Borsada işlem gören hisse senetlerinin çoğu yabancılar adına alınmış durumda. Onların alım satımına göre borsa yükseliyor ya da çöküyor. Bu arada Türkler silkelenirken, yabancılar kazanıyor. Yabancı istikrarlı piyasa değil oynak, dalgalı piyasa istiyor. Bunu bile bile yaratıyor ve paradan para kazanıyor...

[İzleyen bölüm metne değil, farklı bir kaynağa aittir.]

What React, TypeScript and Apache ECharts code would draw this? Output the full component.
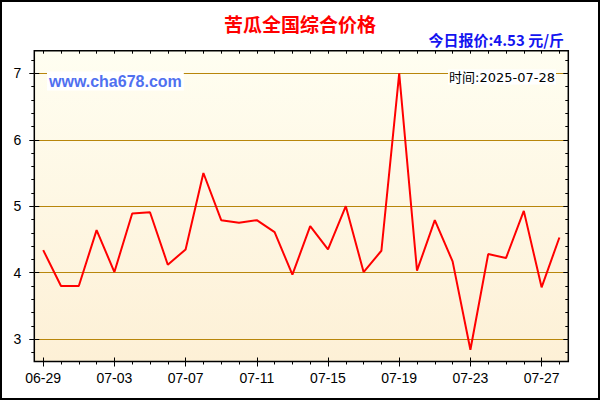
import React, { useEffect, useRef } from "react";
import * as echarts from "echarts";

const dates = [
  "06-29", "06-30", "07-01", "07-02", "07-03", "07-04", "07-05", "07-06",
  "07-07", "07-08", "07-09", "07-10", "07-11", "07-12", "07-13", "07-14",
  "07-15", "07-16", "07-17", "07-18", "07-19", "07-20", "07-21", "07-22",
  "07-23", "07-24", "07-25", "07-26", "07-27", "07-28",
];
const prices = [
  4.34, 3.8, 3.8, 4.64, 4.01, 4.89, 4.91, 4.12,
  4.35, 5.5, 4.79, 4.75, 4.79, 4.61, 3.97, 4.7,
  4.35, 5.0, 4.01, 4.33, 7.0, 4.03, 4.79, 4.17,
  2.84, 4.28, 4.22, 4.93, 3.78, 4.53,
];
const yMajorTicks = [3, 4, 5, 6, 7];
const yMinorTicks = [
  2.8, 3.0, 3.2, 3.4, 3.6, 3.8, 4.0, 4.2, 4.4, 4.6, 4.8, 5.0,
  5.2, 5.4, 5.6, 5.8, 6.0, 6.2, 6.4, 6.6, 6.8, 7.0, 7.2,
];
const Y_MIN = 2.664;
const Y_MAX = 7.34;

const titleText = "苦瓜全国综合价格";
const todayText = "今日报价:4.53 元/斤";
const siteText = "www.cha678.com";
const timeText = "时间:2025-07-28";

const BLACK = "#000";
const GRID_COLOR = "#B8860B";

function xAxisDef(position: string, tickInterval: number, len: number, inside: boolean, withLabel: boolean) {
  return {
    type: "category",
    data: dates,
    position,
    boundaryGap: true,
    axisLine: { show: false, onZero: false },
    axisTick: {
      show: true,
      alignWithLabel: true,
      interval: tickInterval,
      length: len,
      inside,
      lineStyle: { color: BLACK, width: 1 },
    },
    axisLabel: withLabel
      ? { show: true, interval: 3, color: BLACK, fontSize: 14, fontFamily: "Liberation Sans", margin: 9 }
      : { show: false },
    splitLine: { show: false },
  };
}

function yAxisDef(position: string, ticks: number[], len: number, inside: boolean, withLabel: boolean, withSplit: boolean) {
  return {
    type: "value",
    position,
    min: Y_MIN,
    max: Y_MAX,
    axisLine: { show: false },
    axisTick: {
      show: true,
      customValues: ticks,
      length: len,
      inside,
      lineStyle: { color: BLACK, width: 1 },
    },
    axisLabel: withLabel
      ? { show: true, customValues: yMajorTicks, color: BLACK, fontSize: 14, fontFamily: "Liberation Sans", margin: 13 }
      : { show: false },
    splitLine: withSplit
      ? { show: true, lineStyle: { color: GRID_COLOR, width: 1, type: "solid" } }
      : { show: false },
  };
}

export default function App() {
  const ref = useRef<HTMLDivElement>(null);
  useEffect(() => {
    document.body.style.margin = "0";
    if (!ref.current) return;
    const chart = echarts.init(ref.current, undefined, { renderer: "svg" });
    chart.setOption({
      animation: false,
      textStyle: { fontFamily: "Liberation Sans" },
      grid: {
        left: 34.3,
        right: 31.7,
        top: 50.7,
        bottom: 38.5,
        show: true,
        borderColor: BLACK,
        borderWidth: 1.5,
        backgroundColor: {
          type: "linear",
          x: 0,
          y: 0,
          x2: 0,
          y2: 1,
          colorStops: [
            { offset: 0, color: "#FFFEF1" },
            { offset: 1, color: "#FDF0D6" },
          ],
        },
      },
      xAxis: [
        xAxisDef("bottom", 0, 3, false, true),
        xAxisDef("bottom", 3, 5, false, false),
        xAxisDef("bottom", 3, 4, true, false),
        xAxisDef("top", 0, 3, true, false),
      ],
      yAxis: [
        yAxisDef("left", yMinorTicks, 3, false, true, false),
        yAxisDef("left", yMajorTicks, 5, false, false, true),
        yAxisDef("left", yMajorTicks, 5, true, false, false),
        yAxisDef("right", yMinorTicks, 3, true, false, false),
        yAxisDef("right", yMajorTicks, 5, true, false, false),
      ],
      series: [
        {
          type: "line",
          data: prices,
          xAxisIndex: 0,
          yAxisIndex: 0,
          symbol: "none",
          silent: true,
          z: 5,
          lineStyle: { color: "#FF0000", width: 2 },
        },
      ],
      graphic: [
        {
          type: "rect",
          shape: { x: 1, y: 1, width: 598, height: 398 },
          style: { fill: "none", stroke: BLACK, lineWidth: 2 },
          z: 100,
          silent: true,
        },
        {
          type: "text",
          x: 300,
          y: 23,
          style: {
            text: titleText,
            fill: "#FF0000",
            font: 'bold 19px "Noto Sans CJK SC"',
            align: "center",
            verticalAlign: "middle",
            textAlign: "center",
            textVerticalAlign: "middle",
          },
        },
        {
          type: "text",
          x: 564,
          y: 39,
          style: {
            text: todayText,
            fill: "#1414F0",
            font: 'bold 15px "Noto Sans CJK SC"',
            align: "right",
            verticalAlign: "middle",
            textAlign: "right",
            textVerticalAlign: "middle",
          },
        },
        {
          type: "text",
          x: 47,
          y: 81,
          z: 50,
          style: {
            text: siteText,
            fill: "#5070F0",
            font: 'bold 16px "Liberation Sans"',
            align: "left",
            verticalAlign: "middle",
            textAlign: "left",
            textVerticalAlign: "middle",
            backgroundColor: "#FFFFFF",
            padding: [2, 2, 1, 2],
          },
        },
        {
          type: "text",
          x: 556,
          y: 77,
          z: 50,
          style: {
            text: timeText,
            fill: BLACK,
            font: '13px "DejaVu Sans", "Noto Sans CJK SC"',
            align: "right",
            verticalAlign: "middle",
            textAlign: "right",
            textVerticalAlign: "middle",
            backgroundColor: "#FFFFFF",
            padding: [1, 1, 1, 1],
          },
        },
      ],
    });
    return () => chart.dispose();
  }, []);
  return <div ref={ref} style={{ width: 600, height: 400 }} />;
}
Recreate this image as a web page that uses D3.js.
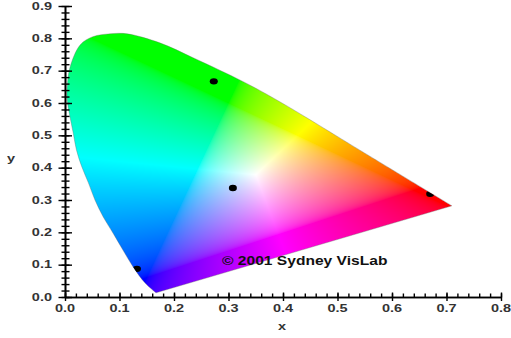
<!DOCTYPE html>
<html>
<head>
<meta charset="UTF-8">
<title>CIE chromaticity diagram</title>
<script src="https://cdn.jsdelivr.net/npm/d3@7"></script>
<style>
body{margin:0;background:#fff;}
svg{display:block;}
</style>
</head>
<body>
<script>
// spectral locus, from the violet end round to the red end
var locusX=[0.167,0.147,0.125,0.106,0.088,0.070,0.055,0.043,0.031,0.021,0.015,0.009,0.004,0.004,0.009,0.028,0.051,0.083,0.114,0.174,0.235,0.327,0.394,0.547,0.710];
var locusY=[0.013,0.043,0.093,0.146,0.198,0.248,0.300,0.353,0.402,0.455,0.508,0.558,0.610,0.647,0.709,0.780,0.805,0.814,0.814,0.786,0.740,0.666,0.604,0.448,0.282];
// marked points (blue, white, green, red)
var pointX=[0.132,0.308,0.273,0.670];
var pointY=[0.087,0.337,0.667,0.319];
var xTicks=[0.0,0.1,0.2,0.3,0.4,0.5,0.6,0.7,0.8];
var yTicks=[0.0,0.1,0.2,0.3,0.4,0.5,0.6,0.7,0.8,0.9];
var whiteX=0.35, whiteY=0.378;

var width=511, height=338;
var x=d3.scaleLinear().domain([0,0.8]).range([65,501]);
var y=d3.scaleLinear().domain([0,0.9]).range([297,6]);

var svg=d3.select("body").append("svg")
	.attr("width",width)
	.attr("height",height);

// xy -> linear rgb
function xyLin(cx,cy){
	var X=cx/cy, Z=(1-cx-cy)/cy;
	return [3.2406*X-1.5372-0.4986*Z,
		-0.9689*X+1.8758+0.0415*Z,
		0.0557*X-0.2040+1.0570*Z];
}
function gam(v){ return v<=0.0031308 ? 12.92*v : 1.055*Math.pow(v,1/2.4)-0.055; }

var wb=xyLin(whiteX,whiteY);
var canvas=document.createElement("canvas");
canvas.width=width; canvas.height=height;
var ctx=canvas.getContext("2d");
var img=ctx.createImageData(width,height);
for(var py=0;py<height;py++){
	for(var px=0;px<width;px++){
		var cx=x.invert(px+0.5), cy=y.invert(py+0.5);
		if(cy<0.002) continue;
		var c=xyLin(cx,cy);
		var r=Math.max(0,c[0]/wb[0]), g=Math.max(0,c[1]/wb[1]), b=Math.max(0,c[2]/wb[2]);
		var m=Math.max(r,g,b);
		if(m<=0) continue;
		var k=(py*width+px)*4;
		img.data[k]=Math.round(255*gam(r/m));
		img.data[k+1]=Math.round(255*gam(g/m));
		img.data[k+2]=Math.round(255*gam(b/m));
		img.data[k+3]=255;
	}
}
ctx.putImageData(img,0,0);

var idx=d3.range(locusX.length);
var locusPath=d3.line()
	.x(function(i){return x(locusX[i]);})
	.y(function(i){return y(locusY[i]);})
	.curve(d3.curveCatmullRom.alpha(0.5))(idx)+"Z";

svg.append("clipPath").attr("id","gamut")
	.append("path").attr("d",locusPath);

svg.append("image")
	.attr("x",0).attr("y",0)
	.attr("width",width).attr("height",height)
	.attr("href",canvas.toDataURL())
	.attr("clip-path","url(#gamut)");

svg.append("path")
	.attr("d",locusPath)
	.attr("fill","none")
	.attr("stroke","#666")
	.attr("stroke-opacity",0.5)
	.attr("stroke-width",0.7);

// points
svg.append("g").attr("clip-path","url(#gamut)")
	.selectAll("ellipse").data(idx.slice(0,pointX.length))
	.enter().append("ellipse")
	.attr("cx",function(i){return x(pointX[i]);})
	.attr("cy",function(i){return y(pointY[i]);})
	.attr("rx",4).attr("ry",3.2)
	.attr("fill","#000");

// axes
var xMinor=d3.range(0,41).map(function(i){return i/50;});
var yMinor=d3.range(0,46).map(function(i){return i/50;});

var gx=svg.append("g").attr("transform","translate(0,"+y(0)+")");
gx.call(d3.axisBottom(x).tickValues(xMinor).tickFormat("").tickSizeOuter(0));
gx.selectAll(".tick line").attr("y1",-3.5).attr("y2",0.5);
var gx2=svg.append("g").attr("transform","translate(0,"+y(0)+")");
gx2.call(d3.axisBottom(x).tickValues(xTicks).tickFormat("").tickSizeOuter(0));
gx2.selectAll(".tick line").attr("y1",-4.5).attr("y2",4);

var gy=svg.append("g").attr("transform","translate("+x(0)+",0)");
gy.call(d3.axisLeft(y).tickValues(yMinor).tickFormat("").tickSizeOuter(0));
gy.selectAll(".tick line").attr("x1",-3.5).attr("x2",4.5);
var gy2=svg.append("g").attr("transform","translate("+x(0)+",0)");
gy2.call(d3.axisLeft(y).tickValues(yTicks).tickFormat("").tickSizeOuter(0));
gy2.selectAll(".tick line").attr("x1",-6.5).attr("x2",7);

svg.selectAll(".domain").attr("stroke","#000").attr("stroke-width",1.6);
svg.selectAll(".tick line").attr("stroke","#000").attr("stroke-width",1.4);

var sx=1.45;
svg.append("g").selectAll("text").data(xTicks).enter().append("text")
	.attr("transform",function(d){return "translate("+x(d)+",312) scale("+sx+",1)";})
	.attr("text-anchor","middle")
	.attr("font-family","Liberation Sans, Arial, sans-serif")
	.attr("font-weight","bold").attr("font-size",10)
	.attr("fill","#333")
	.text(function(d){return d.toFixed(1);});

svg.append("g").selectAll("text").data(yTicks).enter().append("text")
	.attr("transform",function(d){return "translate(52,"+(y(d)+3.6)+") scale("+sx+",1)";})
	.attr("text-anchor","end")
	.attr("font-family","Liberation Sans, Arial, sans-serif")
	.attr("font-weight","bold").attr("font-size",10)
	.attr("fill","#333")
	.text(function(d){return d.toFixed(1);});

svg.append("text")
	.attr("transform","translate(282,330) scale("+sx+",1)")
	.attr("text-anchor","middle")
	.attr("font-family","Liberation Sans, Arial, sans-serif")
	.attr("font-weight","bold").attr("font-size",10)
	.attr("fill","#333").text("x");
svg.append("text")
	.attr("transform","translate(11,162) scale("+sx+",1)")
	.attr("text-anchor","middle")
	.attr("font-family","Liberation Sans, Arial, sans-serif")
	.attr("font-weight","bold").attr("font-size",10)
	.attr("fill","#333").text("y");

svg.append("text")
	.attr("transform","translate(222,265) scale(1.3,1)")
	.attr("font-family","Liberation Sans, Arial, sans-serif")
	.attr("font-weight","bold").attr("font-size",12)
	.attr("fill","#111")
	.text("\u00a9 2001 Sydney VisLab");
</script>
</body>
</html>
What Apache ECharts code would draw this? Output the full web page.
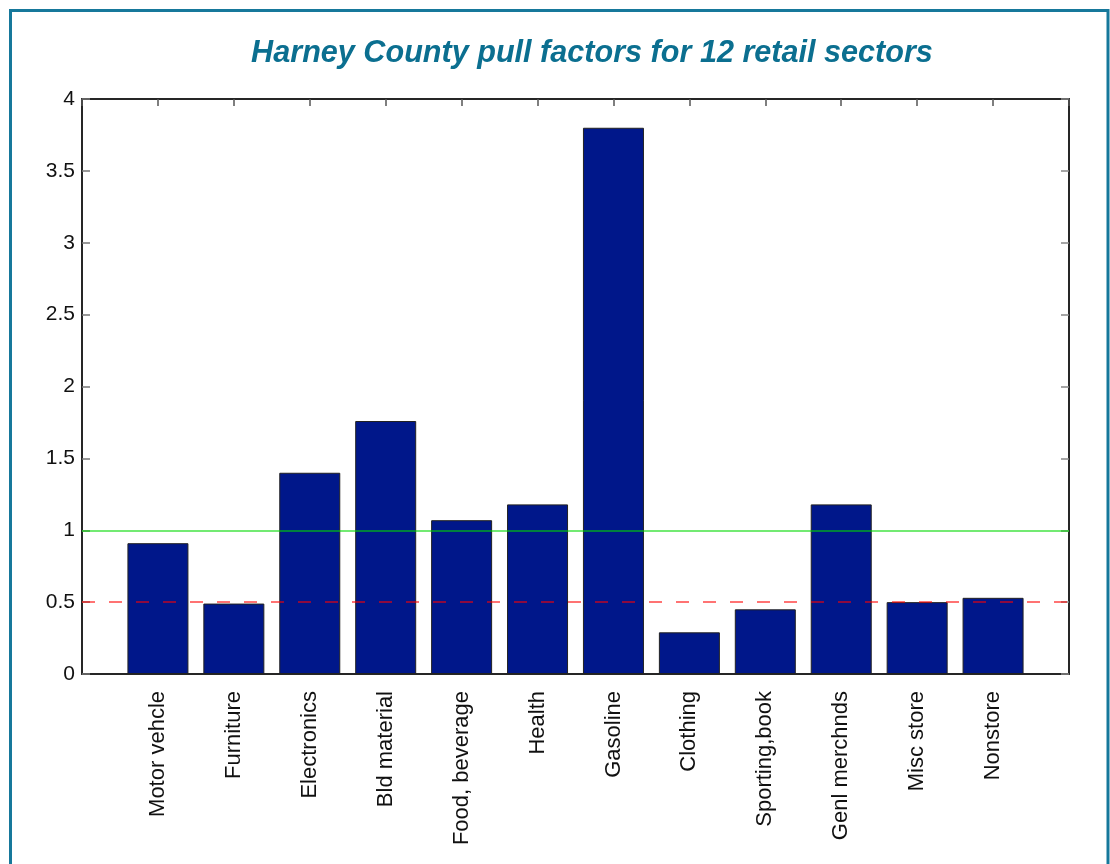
<!DOCTYPE html>
<html>
<head>
<meta charset="utf-8">
<title>Harney County pull factors</title>
<script src="https://cdn.jsdelivr.net/npm/echarts@6/dist/echarts.min.js"></script>
<style>
  html, body { margin: 0; padding: 0; background: #fff; }
  #chart { width: 1110px; height: 864px; }
</style>
</head>
<body>
<div id="chart"></div>
<script>
var sectors = ['Motor vehcle', 'Furniture', 'Electronics', 'Bld material', 'Food, beverage', 'Health',
    'Gasoline', 'Clothing', 'Sporting,book', 'Genl merchnds', 'Misc store', 'Nonstore'];
var pullFactors = [0.91, 0.49, 1.40, 1.76, 1.07, 1.18, 3.80, 0.29, 0.45, 1.18, 0.50, 0.53];
var yTicks = [0, 0.5, 1, 1.5, 2, 2.5, 3, 3.5, 4];
var fullLine = 1;   // green reference line
var halfLine = 0.5; // red dashed reference line

var chart = echarts.init(document.getElementById('chart'));

// bars sit at x = 1..12 on a 0..13 value axis (matlab style)
var barData = [];
for (var i = 0; i < pullFactors.length; i++) {
    barData.push([i + 1, pullFactors[i]]);
}

var fontFamily = 'Liberation Sans, Arial, sans-serif';
var axisColor = '#262626';

var option = {
    backgroundColor : '#fff',
    animation : false,
    title : {
        text : 'Harney County pull factors for 12 retail sectors',
        left : 587,
        textAlign : 'center',
        top : 33,
        textStyle : {
            fontFamily : 'Liberation Sans Narrow, Liberation Sans, Arial, sans-serif',
            fontStyle : 'italic',
            fontWeight : 'bold',
            fontSize : 30.6,
            color : '#0b6f90'
        }
    },
    graphic : [ {
        type : 'rect',
        shape : { x : 10.5, y : 10.5, width : 1097.5, height : 900 },
        style : { fill : 'none', stroke : '#16789b', lineWidth : 3 },
        silent : true
    } ],
    grid : {
        left : 82,
        right : 41,
        top : 99,
        bottom : 190
    },
    xAxis : [ {
        type : 'value',
        min : 0,
        max : 13,
        interval : 1,
        splitLine : { show : false },
        axisLine : { onZero : false, lineStyle : { color : axisColor, width : 2 } },
        axisTick : { show : false },
        axisLabel : {
            rotate : 90,
            margin : 17,
            fontFamily : fontFamily,
            fontSize : 22,
            color : '#111',
            formatter : function(value) {
                return sectors[value - 1] || '';
            }
        }
    }, {
        type : 'value',
        position : 'top',
        min : 0,
        max : 13,
        interval : 1,
        splitLine : { show : false },
        axisLine : { show : true, onZero : false, lineStyle : { color : axisColor, width : 2 } },
        axisTick : { inside : true, length : 7, lineStyle : { color : '#555', width : 1.5 } },
        axisLabel : { show : false }
    } ],
    yAxis : [ {
        type : 'value',
        min : yTicks[0],
        max : yTicks[yTicks.length - 1],
        interval : 0.5,
        splitLine : { show : false },
        axisLine : { show : true, onZero : false, lineStyle : { color : axisColor, width : 2 } },
        axisTick : { inside : true, length : 8, lineStyle : { color : '#777', width : 1.5 } },
        axisLabel : {
            margin : 7,
            fontFamily : fontFamily,
            fontSize : 21,
            color : '#111'
        }
    }, {
        type : 'value',
        position : 'right',
        min : yTicks[0],
        max : yTicks[yTicks.length - 1],
        interval : 0.5,
        splitLine : { show : false },
        axisLine : { show : true, onZero : false, lineStyle : { color : axisColor, width : 2 } },
        axisTick : { inside : true, length : 8, lineStyle : { color : '#888', width : 1.5 } },
        axisLabel : { show : false }
    } ],
    series : [ {
        name : 'Pull factor',
        type : 'bar',
        xAxisIndex : 0,
        yAxisIndex : 0,
        barWidth : 61,
        itemStyle : {
            color : '#00178a',
            borderColor : '#222',
            borderWidth : 1
        },
        data : barData,
        markLine : {
            silent : true,
            symbol : 'none',
            label : { show : false },
            z : 10,
            data : [ {
                yAxis : fullLine,
                lineStyle : { color : '#00d800', opacity : 0.55, width : 2, type : 'solid' }
            }, {
                yAxis : halfLine,
                lineStyle : { color : '#ff0000', opacity : 0.55, width : 2, type : [ 13, 14 ] }
            } ]
        }
    } ]
};

chart.setOption(option);
</script>
</body>
</html>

Uras diyordu ki, “Günümüzde ekonomi üretime dayanmıyor. Piyasaya dayanıyor. Hükümet üretimin sağlıklı olarak büyümemesini dert etmiyor. Piyasadan korkuyor. Çünkü ekonomi kadar hükümetin de kaderi piyasaya bağlı...”
İşte Tayyip Bey’in, “aman konuşmayın yoksa etkilenir, gerilir” dediği piyasa buydu!.. Türkiye’nin kanını, iliğini emen, tüm değerlerini sömüren yabancı para sahipleriydi... Bu, sözün bittiği yerdir...
Utanç verici değil mi? Bu gidişin sonu, kendi ülkemizde ırgat olmaktır. Bunu önleyecek yek çare ise ortadadır:
- Bu peşkeş düzenine, bu gayrı milli kafaya, bu iktidara son vermek!
Günümüzde de değişen bir şey yok hatta o gülerden çok daha bataktayız! Kısacası içinde bulunduğumuz durum şu:
- Piyasanın dayanılmaz sömürür altında ütülmeye, yoksullaşmaya devam!